Tirocini non retribuiti
De Palma: «Non possiamo più accettare che esistano professioni di serie A e di serie B»
Non si può continuare a ignorare l’evidente squilibrio e la pesante condizione di iniquità ad oggi esistente tra chi riceve un concreto supporto economico nel proprio percorso formativo e chi, come gli studenti delle professioni sanitarie non mediche, in primis infermieri e ostetriche, deve affrontare il peso di tirocini obbligatori senza retribuzione, senza diritti, senza riconoscimento contributivo.
Il tema è tutt’altro che nuovo, ma drammaticamente irrisolto: una risoluzione approvata dal Parlamento Europeo nel marzo del 2024 ha condannato in modo netto e inequivocabile la pratica degli stage non retribuiti, definendoli “una forma di sfruttamento” e un “attentato alla dignità dei giovani lavoratori”. Un campanello d’allarme, rimasto purtroppo inascoltato.
Antonio De Palma, Presidente Nazionale del Nursing Up, rilancia una questione su cui il sindacato si era già espresso con forza nel recente passato:
«Non siamo più disposti a tollerare una formazione universitaria che, per alcune professioni, è sinonimo di opportunità e tutele, e per altre è soltanto fatica e precarietà. Un infermiere o un’ostetrica in formazione contribuiscono attivamente alla tenuta del Servizio Sanitario Nazionale, coprendo spesso carenze strutturali. Eppure, nessuno li tutela. Nessuno li sostiene economicamente. Nessuno li considera titolari di un diritto al riconoscimento contributivo per il lavoro che svolgono durante il tirocinio clinico».
La situazione è ancora più grave se si considera che in altri Paesi europei – Germania e Francia in primis – sono già attivi da anni sistemi che prevedono una retribuzione per i tirocinanti, anche nel settore sanitario. Da noi, al contrario, si continua ad assistere alla sistematica esclusione di intere categorie da ogni forma di sostegno pubblico, anche laddove si parla di professioni sanitarie universitarie, regolamentate dalla legge 251/2000 e strategiche per il futuro del SSN.
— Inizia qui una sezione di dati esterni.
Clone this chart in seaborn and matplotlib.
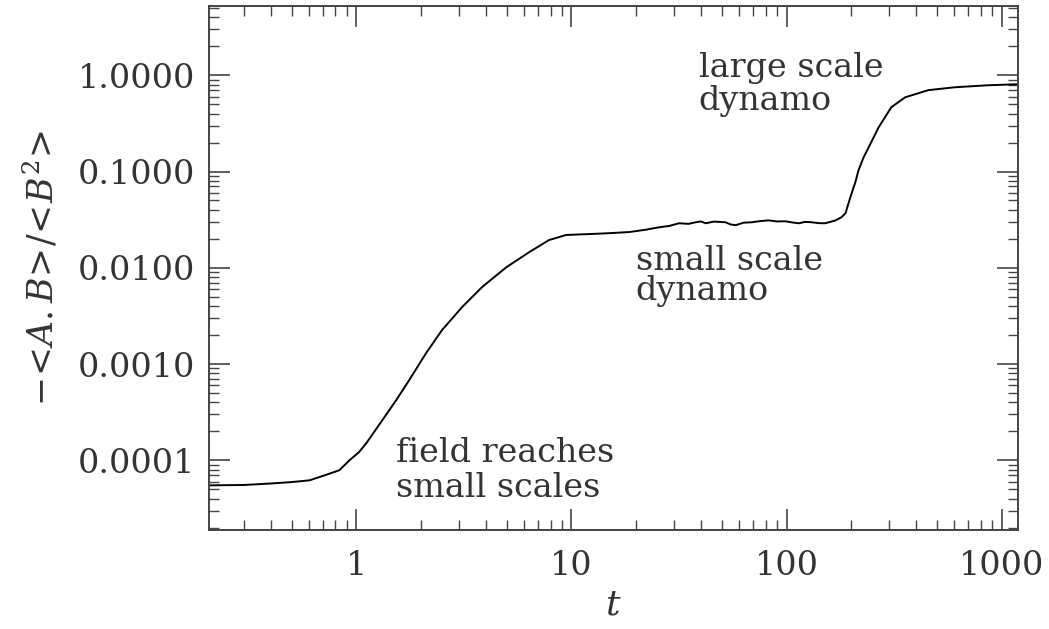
import numpy as np
import pandas as pd
import matplotlib
matplotlib.use("Agg")
import matplotlib.pyplot as plt
import seaborn as sns
from matplotlib.ticker import LogLocator, FixedLocator, FixedFormatter, NullFormatter

# ---- data ----
t_vals = [0.206, 0.30, 0.40, 0.50, 0.605, 0.70, 0.834, 0.928, 1.03, 1.113, 1.32, 1.53,
          1.76, 2.11, 2.50, 3.10, 3.84, 4.97, 6.35, 7.86, 9.43, 10.8, 12.1, 14.5,
          18.5, 22.0, 25.4, 28.5, 31.6, 35.0, 37.8, 40.0, 42.1, 46.0, 52.0, 55.0,
          58.0, 63.0, 68.8, 75.0, 82.5, 90.0, 98.8, 106.0, 114.0, 122.0, 131.0,
          141.0, 151.0, 160.0, 169.0, 180.0, 188.0, 193.0, 200.0, 209.0, 216.0,
          228.0, 241.0, 268.0, 307.0, 356.0, 456.0, 606.0, 868.0, 1185.0]
ratio_vals = [5.5e-5, 5.55e-5, 5.75e-5, 5.95e-5, 6.2e-5, 6.9e-5, 7.9e-5, 1.0e-4, 1.22e-4,
              1.51e-4, 2.61e-4, 4.2e-4, 6.8e-4, 1.30e-3, 2.25e-3, 3.9e-3, 6.3e-3,
              0.0101, 0.0145, 0.0194, 0.0219, 0.0222, 0.0224, 0.0228, 0.0235, 0.0248,
              0.0263, 0.0272, 0.0290, 0.0286, 0.0297, 0.0303, 0.0290, 0.0302, 0.0297,
              0.0282, 0.0277, 0.0294, 0.0297, 0.0305, 0.0311, 0.0303, 0.0304, 0.0296,
              0.0290, 0.0300, 0.0297, 0.0291, 0.0290, 0.0300, 0.0311, 0.0335, 0.0369,
              0.0450, 0.0580, 0.0780, 0.103, 0.140, 0.179, 0.288, 0.466, 0.59, 0.70,
              0.75, 0.787, 0.806]
y_ticks = [1e-4, 1e-3, 1e-2, 1e-1, 1.0]
y_tick_labels = ["0.0001", "0.0010", "0.0100", "0.1000", "1.0000"]
x_ticks = [1, 10, 100, 1000]
x_tick_labels = ["1", "10", "100", "1000"]

df = pd.DataFrame({"t": t_vals, "ratio": ratio_vals})

sns.set_style("ticks")
plt.rcParams["font.family"] = ["DejaVu Serif"]
plt.rcParams["mathtext.fontset"] = "dejavuserif"

text_color = "#333333"
fig = plt.figure(figsize=(10.49, 6.29), dpi=100)
ax = fig.add_axes([0.199, 0.157, 0.771, 0.833])

sns.lineplot(data=df, x="t", y="ratio", ax=ax, color="black", linewidth=1.4,
             estimator=None, sort=True)

ax.set_xscale("log")
ax.set_yscale("log")
ax.set_xlim(0.206, 1185)
ax.set_ylim(1.88e-5, 5.2)

ax.xaxis.set_major_locator(FixedLocator(x_ticks))
ax.xaxis.set_major_formatter(FixedFormatter(x_tick_labels))
ax.xaxis.set_minor_locator(LogLocator(base=10, subs=np.arange(2, 10), numticks=20))
ax.xaxis.set_minor_formatter(NullFormatter())
ax.yaxis.set_major_locator(FixedLocator(y_ticks))
ax.yaxis.set_major_formatter(FixedFormatter(y_tick_labels))
ax.yaxis.set_minor_locator(LogLocator(base=10, subs=np.arange(2, 10), numticks=20))
ax.yaxis.set_minor_formatter(NullFormatter())

ax.tick_params(which="both", direction="in", top=True, right=True, colors="#444444",
               labelcolor=text_color, labelsize=24)
ax.tick_params(which="major", length=15, width=1.2, pad=10)
ax.tick_params(which="minor", length=7, width=1.0)
ax.tick_params(axis="x", which="major", pad=14)
for s in ax.spines.values():
    s.set_linewidth(1.4)
    s.set_color("#444444")

ax.set_xlabel(r"$t$", fontsize=26, color=text_color, labelpad=4)
ax.set_ylabel(r"$-\!<\!A{.}B\!>\!/\!<\!B^2\!>$", fontsize=25, color=text_color, labelpad=12)

fs = 24
ax.text(1.53, 9.6e-5, "field reaches", fontsize=fs, color=text_color, ha="left", va="baseline")
ax.text(1.53, 4.15e-5, "small scales", fontsize=fs, color=text_color, ha="left", va="baseline")
ax.text(19.9, 0.00944, "small scale", fontsize=fs, color=text_color, ha="left", va="baseline")
ax.text(19.9, 0.0046, "dynamo", fontsize=fs, color=text_color, ha="left", va="baseline")
ax.text(39.0, 0.95, "large scale", fontsize=fs, color=text_color, ha="left", va="baseline")
ax.text(39.0, 0.433, "dynamo", fontsize=fs, color=text_color, ha="left", va="baseline")

fig.savefig("out.png", dpi=100)
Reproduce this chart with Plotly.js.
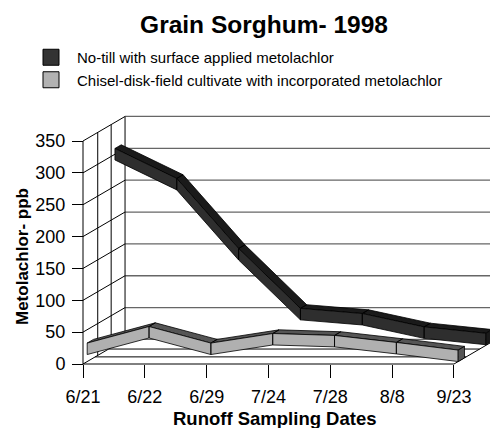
<!DOCTYPE html>
<html>
<head>
<meta charset="utf-8">
<title>Grain Sorghum- 1998</title>
<style>
    html, body, #plot {
        width: 100%;
        height: 100%;
        margin: 0;
        padding: 0;
        overflow: hidden;
        background: #fff;
    }
</style>
<script src="https://cdn.plot.ly/plotly-3.0.1.min.js"></script>
</head>
<body>
<div id="plot"></div>
<script>
    const dates = ['6/21', '6/22', '6/29', '7/24', '7/28', '8/8', '9/23'];
    const noTill = [309, 262, 152, 58, 50, 29, 19];
    const chisel = [29, 55, 29, 44, 41, 30, 18];
    const yTicks = [0, 50, 100, 150, 200, 250, 300, 350];

    const FONT = 'Liberation Sans, Arial, sans-serif';

    // fake 3D box: the depth axis goes up and to the right
    const DX = 0.68;   // full depth, in category units
    const DY = 38.5;   // full depth, in ppb units
    const THICK = 18;  // height of a ribbon's front face
    const DEPTH = 0.15; // ribbon depth (fraction of the box)

    const xs = dates.map(function (d, i) { return i; });
    const xLast = xs[xs.length - 1];
    const yTop = yTicks[yTicks.length - 1];

    function proj(x, y, f) {
        return [x + f * DX, y + f * DY];
    }

    function addPoly(o, pts) {
        pts.forEach(function (p) { o.x.push(p[0]); o.y.push(p[1]); });
        o.x.push(pts[0][0], null);
        o.y.push(pts[0][1], null);
    }

    function ribbon(vals, f, frontColor, topColor) {
        const front = {x: [], y: []}, lid = {x: [], y: []}, cap = {x: [], y: []};
        for (let i = 0; i < vals.length - 1; i++) {
            const a = vals[i], b = vals[i + 1];
            addPoly(lid, [proj(xs[i], a, f), proj(xs[i + 1], b, f),
                proj(xs[i + 1], b, f + DEPTH), proj(xs[i], a, f + DEPTH)]);
            addPoly(front, [proj(xs[i], a, f), proj(xs[i + 1], b, f),
                proj(xs[i + 1], b - THICK, f), proj(xs[i], a - THICK, f)]);
        }
        const v = vals[vals.length - 1];
        addPoly(cap, [proj(xLast, v, f), proj(xLast, v, f + DEPTH),
            proj(xLast, v - THICK, f + DEPTH), proj(xLast, v - THICK, f)]);
        return [[lid, topColor], [front, frontColor], [cap, topColor]].map(function (p) {
            return {
                x: p[0].x, y: p[0].y, type: 'scatter', mode: 'lines',
                fill: 'toself', fillcolor: p[1],
                line: {color: '#000', width: 0.8},
                hoverinfo: 'skip', showlegend: false
            };
        });
    }

    const data = [].concat(
        ribbon(noTill, 0.76, '#2e2e2e', '#1a1a1a'),
        ribbon(chisel, 0.1, '#b0b0b0', '#555555'),
        [
            {x: [null], y: [null], type: 'scatter', mode: 'markers', name: 'No-till with surface applied metolachlor',
                marker: {symbol: 'square', size: 16, color: '#333333', line: {color: '#000', width: 1}}},
            {x: [null], y: [null], type: 'scatter', mode: 'markers', name: 'Chisel-disk-field cultivate with incorporated metolachlor',
                marker: {symbol: 'square', size: 16, color: '#b2b2b2', line: {color: '#000', width: 1}}}
        ]
    );

    // box frame: left wall, back wall, floor
    const shapes = [];
    function seg(x0, y0, x1, y1, color, width) {
        shapes.push({type: 'line', xref: 'x', yref: 'y', x0: x0, y0: y0, x1: x1, y1: y1, layer: 'below',
            line: {color: color, width: width}});
    }
    yTicks.forEach(function (v) {
        seg(DX, v + DY, xLast + DX + 1, v + DY, '#666', 1.3);
        seg(0, v, DX, v + DY, '#000', 1);
    });
    [0.35, 0.67].forEach(function (f) {
        seg(f * DX, f * DY, f * DX, yTop + f * DY, '#000', 1);
    });
    [0.29, 0.61].forEach(function (f) {
        seg(f * DX, f * DY, xLast + f * DX, f * DY, '#000', 1);
    });
    seg(DX, DY, DX, yTop + DY, '#000', 1);
    seg(0, 0, 0, yTop, '#000', 1);
    seg(0, 0, xLast, 0, '#000', 1);
    seg(xLast, 0, xLast + DX, DY, '#000', 1);

    // pixel scale of the reference: 61.83 px per date, 223 px per 350 ppb
    const W = 490, H = 428;
    const M = {l: 80, r: 0, t: 103, b: 62};
    const kx = 61.83, ky = 223 / 350;
    const x0 = -(83 - M.l) / kx, x1 = x0 + (W - M.l - M.r) / kx;
    const y0 = -(H - M.b - 364) / ky, y1 = y0 + (H - M.t - M.b) / ky;

    const layout = {
        width: W,
        height: H,
        margin: M,
        paper_bgcolor: '#fff',
        plot_bgcolor: 'rgba(0,0,0,0)',
        font: {family: FONT, color: '#000'},
        title: {
            text: 'Grain Sorghum- 1998',
            font: {family: FONT, size: 24.5, weight: 'bold', color: '#000'},
            xref: 'container', x: 264 / W, xanchor: 'center',
            yref: 'container', y: 1 - 24 / H, yanchor: 'middle'
        },
        xaxis: {
            range: [x0, x1],
            anchor: 'free',
            position: (0 - y0) / (y1 - y0),
            tickvals: xs,
            ticktext: dates,
            ticks: 'outside', ticklen: 13, tickwidth: 1, tickcolor: '#000',
            ticklabelstandoff: 3,
            tickfont: {family: FONT, size: 18, color: '#000'},
            showgrid: false, zeroline: false, showline: false, fixedrange: true
        },
        yaxis: {
            range: [y0, y1],
            anchor: 'free',
            position: (0 - x0) / (x1 - x0),
            tickvals: yTicks,
            ticks: 'outside', ticklen: 11, tickwidth: 1, tickcolor: '#000',
            ticklabelstandoff: 3,
            tickfont: {family: FONT, size: 18, color: '#000'},
            showgrid: false, zeroline: false, showline: false, fixedrange: true
        },
        shapes: shapes,
        annotations: [
            {text: 'Runoff Sampling Dates', showarrow: false, xref: 'paper', yref: 'paper',
                x: (275 - M.l) / (W - M.l), y: (H - M.b - 418) / (H - M.t - M.b),
                xanchor: 'center', yanchor: 'middle',
                font: {family: FONT, size: 18.5, weight: 'bold', color: '#000'}},
            {text: 'Metolachlor- ppb', showarrow: false, xref: 'paper', yref: 'paper', textangle: -90,
                x: (22 - M.l) / (W - M.l), y: (H - M.b - 257) / (H - M.t - M.b),
                xanchor: 'center', yanchor: 'middle',
                font: {family: FONT, size: 17, weight: 'bold', color: '#000'}}
        ],
        showlegend: true,
        legend: {
            x: (25 - M.l) / (W - M.l), xanchor: 'left',
            y: (H - M.b - 41) / (H - M.t - M.b), yanchor: 'top',
            itemwidth: 42,
            font: {family: FONT, size: 15, color: '#000'},
            bgcolor: 'rgba(0,0,0,0)'
        },
        hovermode: false
    };

    Plotly.newPlot('plot', data, layout, {displayModeBar: false, staticPlot: true});
</script>
</body>
</html>
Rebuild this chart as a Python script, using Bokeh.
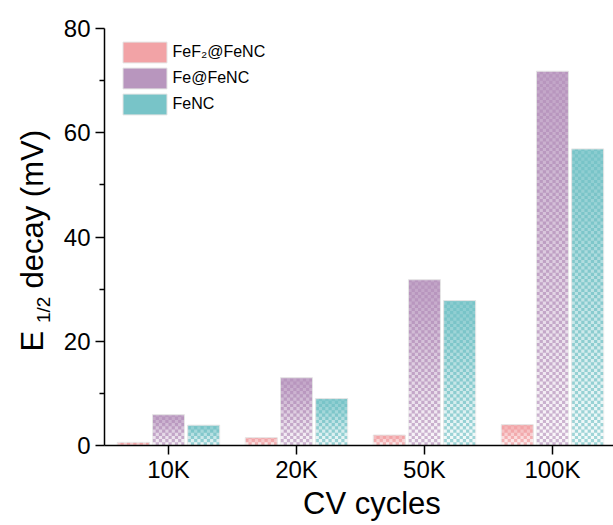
import numpy as np
from bokeh.plotting import figure
from bokeh.layouts import row
from bokeh.models import (ColumnDataSource, Range1d, FixedTicker, Label,
                          Legend, LegendItem)
from bokeh.embed import file_html
from bokeh.resources import INLINE

# ---------------- data ----------------
cycles = ["10K", "20K", "50K", "100K"]
fef2_fenc = [0.6, 1.5, 2.0, 4.0]
fe_fenc = [5.9, 13.0, 31.8, 71.8]
fenc = [3.9, 9.0, 27.8, 56.9]
series_names = ["FeF\u2082@FeNC", "Fe@FeNC", "FeNC"]
y_major_ticks = [0, 20, 40, 60, 80]
y_minor_ticks = [10, 30, 50, 70]
x_title = "CV cycles"
y_title_parts = ["E", "1/2", "decay (mV)"]

# ---------------- styles ----------------
colors = ["#F2A3A6", "#B896BE", "#78C4C8"]
offsets = [-0.275, 0.0, 0.275]
BAR_W = 0.25
FONT = "Liberation Sans"
N_SEG = 24
CELL_PX = 3.2

W, H = 613, 525
SIDE_W = 60
LEFT, TOP, BOTTOM = 100, 28, 80
X0, X1 = 0.5, 4.477
Y0, Y1 = 0, 80
px_x = (W - LEFT) / (X1 - X0)
px_y = (H - TOP - BOTTOM) / (Y1 - Y0)

xpos = np.arange(1, len(cycles) + 1)

p = figure(width=W - SIDE_W, height=H, x_range=Range1d(X0, X1), y_range=Range1d(Y0, Y1),
           output_backend="svg", toolbar_location=None,
           min_border_left=LEFT - SIDE_W, min_border_right=0, min_border_top=TOP,
           min_border_bottom=BOTTOM)
p.background_fill_color = "white"
p.border_fill_color = "white"
p.outline_line_color = None
p.xgrid.visible = False
p.ygrid.visible = False

cw = CELL_PX / px_x
ch = CELL_PX / px_y
ncol = int(round(BAR_W / cw))
cw = BAR_W / ncol

legend_items = []
for vals, name, col, off in zip([fef2_fenc, fe_fenc, fenc], series_names, colors, offsets):
    vals = np.asarray(vals, dtype=float)
    x = xpos + off
    base = p.vbar(x=x, top=vals, bottom=0, width=BAR_W, fill_color=col,
                  line_color="#e4e4e4", line_width=1)
    # white wash, strongest at the bottom of each bar
    xs, bots, tops, fa = [], [], [], []
    for xi, v in zip(x, vals):
        for k in range(N_SEG):
            t = k / (N_SEG - 1)
            xs.append(xi)
            bots.append(v * k / N_SEG)
            tops.append(v * (k + 1) / N_SEG)
            fa.append(0.30 * (1 - t) ** 1.5)
    p.vbar(x="x", top="top", bottom="bottom", width=BAR_W,
           source=ColumnDataSource(dict(x=xs, bottom=bots, top=tops, fa=fa)),
           fill_color="white", fill_alpha="fa", line_color=None)
    # checker cells, fading from strong (bottom) to faint (top)
    cx, cy, cwid, chei, ca = [], [], [], [], []
    for xi, v in zip(x, vals):
        nrow = int(np.ceil(v / ch))
        left = xi - BAR_W / 2
        for r in range(nrow):
            y_lo = r * ch
            y_hi = min((r + 1) * ch, v)
            if y_hi <= y_lo:
                continue
            t = ((y_lo + y_hi) / 2) / v
            a = 0.14 + 0.76 * (1 - t) ** 1.2
            for c in range(ncol):
                if (r + c) % 2 == 0:
                    cx.append(left + (c + 0.5) * cw)
                    cy.append((y_lo + y_hi) / 2)
                    cwid.append(cw)
                    chei.append(y_hi - y_lo)
                    ca.append(a)
    p.rect(x="x", y="y", width="w", height="h",
           source=ColumnDataSource(dict(x=cx, y=cy, w=cwid, h=chei, a=ca)),
           fill_color="white", fill_alpha="a", line_color=None)
    legend_items.append(LegendItem(label=name, renderers=[base]))

legend = Legend(items=legend_items, location=(12.5, 327.6), glyph_width=55,
                glyph_height=26, label_height=26, spacing=0, padding=0, margin=0,
                label_standoff=1, label_text_font=FONT, label_text_font_size="16px",
                label_text_color="black", border_line_color=None,
                background_fill_alpha=0)
p.add_layout(legend)

p.xaxis.ticker = FixedTicker(ticks=[int(v) for v in xpos])
p.xaxis.major_label_overrides = {int(v): c for v, c in zip(xpos, cycles)}
p.yaxis.ticker = FixedTicker(ticks=y_major_ticks, minor_ticks=y_minor_ticks)
for ax in [p.xaxis[0], p.yaxis[0]]:
    ax.axis_line_color = "black"
    ax.axis_line_width = 1.5
    ax.major_tick_line_color = "black"
    ax.major_tick_line_width = 1.5
    ax.major_tick_out = 9
    ax.major_tick_in = 0
    ax.major_label_text_font = FONT
    ax.major_label_text_font_size = "24px"
    ax.major_label_text_color = "black"
p.xaxis.minor_tick_line_color = None
p.xaxis.major_label_standoff = 1
# leading no-break spaces shift the centred title right, as in the reference
p.xaxis.axis_label = "\u00a0\u00a0\u00a0" + x_title
p.xaxis.axis_label_text_font = FONT
p.xaxis.axis_label_text_font_size = "31px"
p.xaxis.axis_label_text_font_style = "normal"
p.xaxis.axis_label_text_color = "black"
p.xaxis.axis_label_standoff = 0
p.yaxis.minor_tick_line_color = "black"
p.yaxis.minor_tick_line_width = 1.5
p.yaxis.minor_tick_out = 5
p.yaxis.minor_tick_in = 0
p.yaxis.major_label_standoff = 5

# y-axis title (with subscript) in a narrow side figure whose frame aligns
# with the main frame: map its y data 1:1 to canvas pixels
side = figure(width=SIDE_W, height=H, x_range=Range1d(0, SIDE_W),
              y_range=Range1d(BOTTOM, H - TOP),
              output_backend="svg", toolbar_location=None, min_border=0)
side.axis.visible = False
side.grid.visible = False
side.outline_line_color = None
side.background_fill_color = "white"
side.border_fill_color = "white"

TITLE_PX = 31
SUB_PX = 19
anchors = [(y_title_parts[0], 31.5, 351, TITLE_PX),
           (y_title_parts[1], 42.5, 322.5, SUB_PX),
           (y_title_parts[2], 31.5, 288, TITLE_PX)]
for txt, cx_px, sy_px, size in anchors:
    side.add_layout(Label(x=cx_px, y=H - sy_px, text=txt, text_font=FONT,
                          text_font_size=f"{size}px", angle=np.pi / 2,
                          text_align="left", text_baseline="middle",
                          text_color="black"))

layout = row(side, p, spacing=0)
open("out.html", "w").write(file_html(layout, INLINE))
L’Italia è quintultima in Europa per numero di laureati in infermieristica: nel 2020 erano soltanto 17 ogni 100.000 abitanti, mentre la media UE viaggia su ben altri numeri. Paesi come Malta, Ungheria e soprattutto la Svizzera (112 laureati per 100mila abitanti) hanno investito in formazione molto più della Penisola, che tra il 2010 e il 2020 è rimasta sostanzialmente ferma.
«Non è solo una questione economica – prosegue De Palma –. È un tema di dignità professionale, equità previdenziale e rispetto del principio di parità tra i lavoratori. Non possiamo più accettare che il riscatto degli anni universitari o dei tirocini clinici venga concesso a una parte dei laureati in area sanitaria e negato ad altri. Se davvero crediamo nella valorizzazione di tutte le professioni, allora il trattamento deve essere equo per tutti».
Oggi più che mai, mentre il sistema sanitario affronta una grave crisi di vocazioni e un preoccupante calo di iscrizioni ai corsi di laurea in infermieristica (oltre il 50% di iscrizioni in meno dal 2010), queste disuguaglianze rischiano di rendere ancora più fragile l’intero comparto.
«Serve un intervento strutturale – conclude De Palma –. Non bastano più promesse, comunicati e buone intenzioni. Chiediamo l’apertura immediata di un tavolo tecnico interministeriale che affronti in modo organico il tema del riscatto agevolato della laurea per tutte le professioni sanitarie e il riconoscimento contributivo dei tirocini clinici obbligatori. Non per creare privilegi, ma per rimuovere un’iniquità profonda che dura ormai da troppo tempo».
Il tempo del silenzio è finito. Ora servono risposte. E soprattutto, servono fatti.